[Work to be completed] Reproduce the listing below without changes, except that pictures are left out.

[Given information]

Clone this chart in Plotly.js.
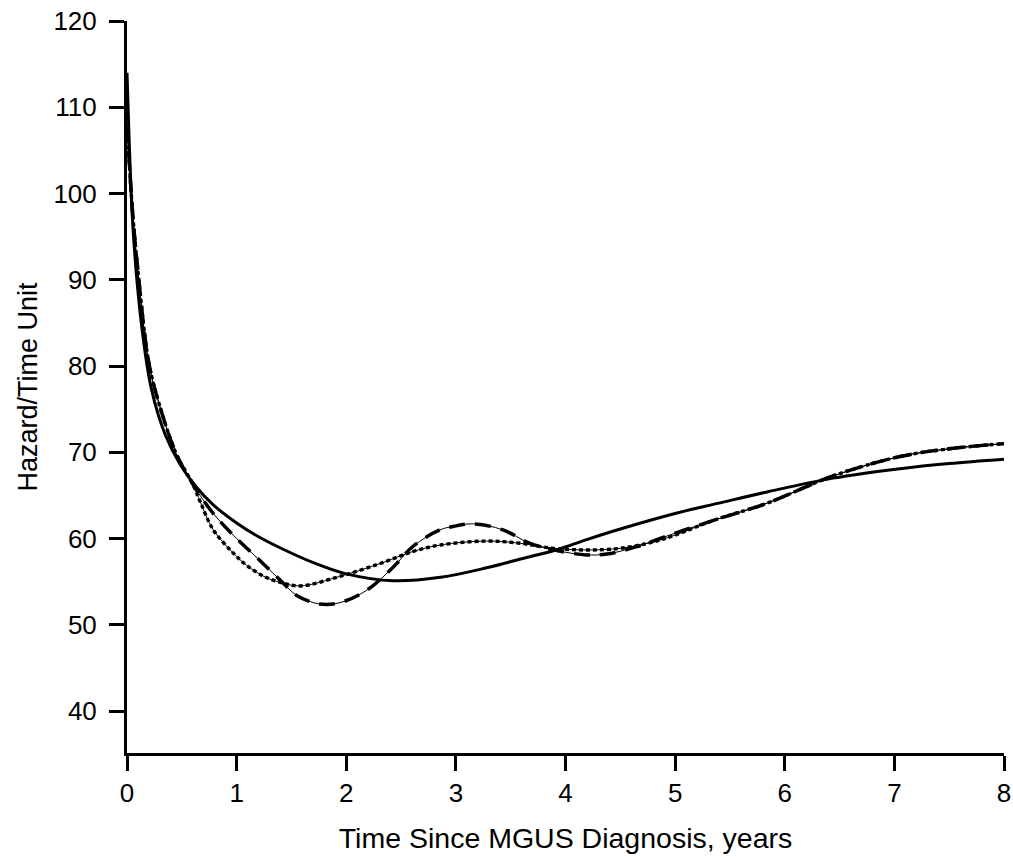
<!DOCTYPE html>
<html>
<head>
<meta charset="utf-8">
<script src="https://cdn.plot.ly/plotly-3.0.1.min.js"></script>
<style>html,body{margin:0;padding:0;background:#fff;}#chart{width:1013px;height:857px;}</style>
</head>
<body>
<div id="chart"></div>
<script>
// Solid curve
const solidX = [0, 0.02, 0.05, 0.09, 0.15, 0.225, 0.35, 0.48, 0.63, 0.787, 1.0, 1.2, 1.4, 1.7, 2.0, 2.43, 2.86, 3.28, 3.6, 3.92, 4.2, 4.5, 5.0, 5.4, 5.84, 6.44, 7.05, 7.5, 8];
const solidY = [114, 106, 97, 90, 83, 77.2, 72, 68.7, 66, 63.9, 61.8, 60.2, 58.9, 57.2, 55.9, 55.1, 55.5, 56.6, 57.65, 58.7, 59.9, 61.1, 62.9, 64.1, 65.4, 67.0, 68.1, 68.7, 69.2];
// Dotted curve
const dotX = [0, 0.05, 0.1, 0.2, 0.3, 0.45, 0.6, 0.67, 0.787, 0.97, 1.09, 1.25, 1.4, 1.58, 1.94, 2.31, 2.61, 2.86, 3.28, 3.59, 3.89, 4.19, 4.5, 4.8, 5.0, 5.35, 5.84, 6.44, 7.05, 7.5, 8];
const dotY = [108, 98, 91, 80.3, 75.3, 69.8, 66.3, 64.2, 61.0, 58.3, 56.9, 55.6, 54.9, 54.5, 55.6, 57.1, 58.5, 59.25, 59.7, 59.44, 58.86, 58.67, 58.86, 59.6, 60.4, 62.1, 64.1, 67.25, 69.5, 70.4, 71.0];
// Long-dash curve
const dashX = [0, 0.05, 0.1, 0.2, 0.3, 0.45, 0.6, 0.787, 1.0, 1.2, 1.396, 1.548, 1.76, 1.943, 2.187, 2.43, 2.61, 2.855, 2.976, 3.16, 3.43, 3.676, 3.92, 4.19, 4.376, 4.65, 4.95, 5.35, 5.84, 6.44, 7.05, 7.5, 8];
const dashY = [108, 98, 91, 80.3, 75.3, 69.8, 66.3, 62.9, 60.0, 57.6, 55.2, 53.4, 52.4, 52.56, 54.0, 56.7, 59.1, 61.0, 61.4, 61.7, 61.0, 59.44, 58.6, 58.1, 58.2, 59.05, 60.4, 62.1, 64.1, 67.25, 69.5, 70.4, 71.0];

const yTicks = [40, 50, 60, 70, 80, 90, 100, 110, 120];
const xTicks = [0, 1, 2, 3, 4, 5, 6, 7, 8];

const traces = [
  {x: dashX, y: dashY, mode: 'lines', line: {color: '#000', width: 1, shape: 'spline'}, hoverinfo: 'skip'},
  {x: dashX, y: dashY, mode: 'lines', line: {color: '#000', width: 3.5, dash: '16px,10px', shape: 'spline'}},
  {x: dotX, y: dotY, mode: 'lines', line: {color: '#000', width: 1, shape: 'spline'}, hoverinfo: 'skip'},
  {x: dotX, y: dotY, mode: 'lines', line: {color: '#000', width: 3.4, dash: '4px,3px', shape: 'spline'}},
  {x: solidX, y: solidY, mode: 'lines', line: {color: '#000', width: 3, shape: 'spline'}}
];

const layout = {
  width: 1013, height: 857,
  paper_bgcolor: '#fff', plot_bgcolor: '#fff',
  showlegend: false,
  margin: {l: 127, r: 9, t: 21, b: 104},
  font: {family: 'Liberation Sans, Arial, sans-serif', color: '#000', size: 26},
  xaxis: {
    range: [0, 8], tickvals: xTicks, ticktext: xTicks.map(String),
    showline: true, linewidth: 3, linecolor: '#000',
    ticks: 'outside', ticklen: 15, tickwidth: 3, tickcolor: '#000',
    showgrid: false, zeroline: false,
    tickfont: {size: 26},
    title: {text: 'Time Since MGUS Diagnosis, years', font: {size: 28.5}, standoff: 21}
  },
  yaxis: {
    range: [35.13, 120], tickvals: yTicks, ticktext: yTicks.map(String),
    showline: true, linewidth: 3, linecolor: '#000',
    ticks: 'outside', ticklen: 15, tickwidth: 3, tickcolor: '#000',
    ticklabelstandoff: 7,
    showgrid: false, zeroline: false,
    tickfont: {size: 26},
    title: {text: 'Hazard/Time Unit', font: {size: 27}, standoff: 8}
  }
};

Plotly.newPlot('chart', traces, layout, {displayModeBar: false, staticPlot: true});
</script>
</body>
</html>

[Response]
Clone this chart in Plotly.js.
<!DOCTYPE html>
<html>
<head>
<meta charset="utf-8">
<script src="https://cdn.plot.ly/plotly-3.0.1.min.js"></script>
<style>html,body{margin:0;padding:0;background:#fff;}#chart{width:1013px;height:857px;}</style>
</head>
<body>
<div id="chart"></div>
<script>
// Solid curve
const solidX = [0, 0.02, 0.05, 0.09, 0.15, 0.225, 0.35, 0.48, 0.63, 0.787, 1.0, 1.2, 1.4, 1.7, 2.0, 2.43, 2.86, 3.28, 3.6, 3.92, 4.2, 4.5, 5.0, 5.4, 5.84, 6.44, 7.05, 7.5, 8];
const solidY = [114, 106, 97, 90, 83, 77.2, 72, 68.7, 66, 63.9, 61.8, 60.2, 58.9, 57.2, 55.9, 55.1, 55.5, 56.6, 57.65, 58.7, 59.9, 61.1, 62.9, 64.1, 65.4, 67.0, 68.1, 68.7, 69.2];
// Dotted curve
const dotX = [0, 0.05, 0.1, 0.2, 0.3, 0.45, 0.6, 0.67, 0.787, 0.97, 1.09, 1.25, 1.4, 1.58, 1.94, 2.31, 2.61, 2.86, 3.28, 3.59, 3.89, 4.19, 4.5, 4.8, 5.0, 5.35, 5.84, 6.44, 7.05, 7.5, 8];
const dotY = [108, 98, 91, 80.3, 75.3, 69.8, 66.3, 64.2, 61.0, 58.3, 56.9, 55.6, 54.9, 54.5, 55.6, 57.1, 58.5, 59.25, 59.7, 59.44, 58.86, 58.67, 58.86, 59.6, 60.4, 62.1, 64.1, 67.25, 69.5, 70.4, 71.0];
// Long-dash curve
const dashX = [0, 0.05, 0.1, 0.2, 0.3, 0.45, 0.6, 0.787, 1.0, 1.2, 1.396, 1.548, 1.76, 1.943, 2.187, 2.43, 2.61, 2.855, 2.976, 3.16, 3.43, 3.676, 3.92, 4.19, 4.376, 4.65, 4.95, 5.35, 5.84, 6.44, 7.05, 7.5, 8];
const dashY = [108, 98, 91, 80.3, 75.3, 69.8, 66.3, 62.9, 60.0, 57.6, 55.2, 53.4, 52.4, 52.56, 54.0, 56.7, 59.1, 61.0, 61.4, 61.7, 61.0, 59.44, 58.6, 58.1, 58.2, 59.05, 60.4, 62.1, 64.1, 67.25, 69.5, 70.4, 71.0];

const yTicks = [40, 50, 60, 70, 80, 90, 100, 110, 120];
const xTicks = [0, 1, 2, 3, 4, 5, 6, 7, 8];

const traces = [
  {x: dashX, y: dashY, mode: 'lines', line: {color: '#000', width: 1, shape: 'spline'}, hoverinfo: 'skip'},
  {x: dashX, y: dashY, mode: 'lines', line: {color: '#000', width: 3.5, dash: '16px,10px', shape: 'spline'}},
  {x: dotX, y: dotY, mode: 'lines', line: {color: '#000', width: 1, shape: 'spline'}, hoverinfo: 'skip'},
  {x: dotX, y: dotY, mode: 'lines', line: {color: '#000', width: 3.4, dash: '4px,3px', shape: 'spline'}},
  {x: solidX, y: solidY, mode: 'lines', line: {color: '#000', width: 3, shape: 'spline'}}
];

const layout = {
  width: 1013, height: 857,
  paper_bgcolor: '#fff', plot_bgcolor: '#fff',
  showlegend: false,
  margin: {l: 127, r: 9, t: 21, b: 104},
  font: {family: 'Liberation Sans, Arial, sans-serif', color: '#000', size: 26},
  xaxis: {
    range: [0, 8], tickvals: xTicks, ticktext: xTicks.map(String),
    showline: true, linewidth: 3, linecolor: '#000',
    ticks: 'outside', ticklen: 15, tickwidth: 3, tickcolor: '#000',
    showgrid: false, zeroline: false,
    tickfont: {size: 26},
    title: {text: 'Time Since MGUS Diagnosis, years', font: {size: 28.5}, standoff: 21}
  },
  yaxis: {
    range: [35.13, 120], tickvals: yTicks, ticktext: yTicks.map(String),
    showline: true, linewidth: 3, linecolor: '#000',
    ticks: 'outside', ticklen: 15, tickwidth: 3, tickcolor: '#000',
    ticklabelstandoff: 7,
    showgrid: false, zeroline: false,
    tickfont: {size: 26},
    title: {text: 'Hazard/Time Unit', font: {size: 27}, standoff: 8}
  }
};

Plotly.newPlot('chart', traces, layout, {displayModeBar: false, staticPlot: true});
</script>
</body>
</html>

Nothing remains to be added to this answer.